Lau would win a Best Actress Golden Rooster Award for her work in the film.

Curiosity Kills the Cat was to some critics, most notably Variety's Derek Elley, a prime example of the kind of popular but well-crafted entertainment that China's film industry had begun to produce.

== Plot ==
Curiosity Kills the Cat tells the same story of an affair gone sour in a modern Chinese city (in this case, Chongqing) from four separate perspectives. In the first part of the film, the story is told from the point of view of a young woman, Momo (Lin Yuan), who works in a photography store located in the same building as a luxury apartment complex. Momo has begun to secretly observe (and take pictures with her camera phone) John Zheng (Hu Jun) as he carries on an affair with Sharon (Song Jia), the owner of a nearby nail salon. Momo also observes John's unhappily married wife Rose (Carina Lau), as she suffers attacks from an unknown vandal who dumps paint on her car and windows.

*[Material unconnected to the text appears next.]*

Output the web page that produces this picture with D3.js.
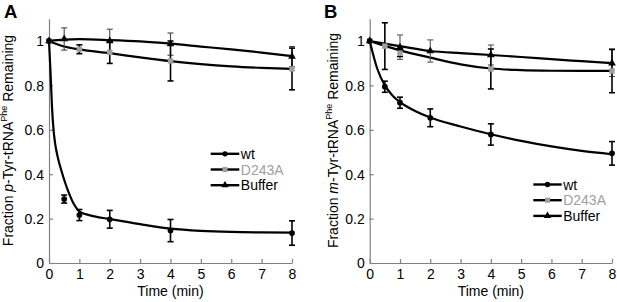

In the film's second part, the story of John and Sharon is retold, this time from John's perspective and how he became involved with the younger woman. The story is retold once again in the film's third part, now from the perspective of a security guard (Liao Fan). In this part of the film, John and Rose's young child is kidnapped and a murder of one of the characters causes disarray to all the characters' lives.

== Cast ==
- Carina Lau as Rose Feng (千羽), John's unhappily married wife.
- Hu Jun as John Zheng (郑重), a middle-aged man married to Rose with a young child. The film's second act is from his perspective.
- Song Jia as Sharon Liang (梁晓霞), a young woman who has opened a manicure business next to John and Rose's apartment complex; she is John's mistress.
- Liao Fan as Liu Fendou (刘奋斗), the security guard in John and Rose's apartment building. The film's third act is told from Liu's perspective.
- Lin Yuan as Momo (陌陌), a young woman who works in a camera shop, she has taken to observing the marital strife between her neighbors, John and Rose. The film's first act is from Momo's point of view.

== Censorship ==
In a bizarre turn, during the film's development process, a technician confiscated several reels for fear that the film's sex scenes would never make it past the censors. The technician, an employee at the Beijing Film Developing and Printing & Video Laboratory, refused to print the film or return the negatives. Ten years earlier, the same lab technician had been punished by the China Film Bureau over a similar matter, reportedly leading him to be "a bit jumpy." State Administration of Radio, Film, and Television (SARFT) officials eventually had to contact the lab "consenting" to the film's production. The process still required that the filmmakers institute a number of extensive cuts.

The incident prompted the film's producer, Jimmy Wu to renew calls for a Chinese film rating system.

== Oscar nomination bid ==
In late 2006, Curiosity Kills the Cat made a bid to become China's nomination for best foreign film in the Academy Awards. The decision to push the film by producer Jimmy Wu was seen as odd in comparison to the previous six Chinese films to be selected, all of which were historical epics or high-budget wuxia pictures (such as Zhang Yimou's Hero). Wu argued that the Academy of Motion Picture Arts and Sciences had grown weary of the same historical films every year coming from China and that Curiosity's more realistic depiction of a modern China would appeal to judges. Despite the push, the nomination spot went to Zhang Yimou's historical epic Curse of the Golden Flower which was ultimately not selected to compete for the award. Wu, however, called for hearings suggesting that Curse violated Academy rules when its screening in China was switched, at the last moment, from Shenyang to Beijing.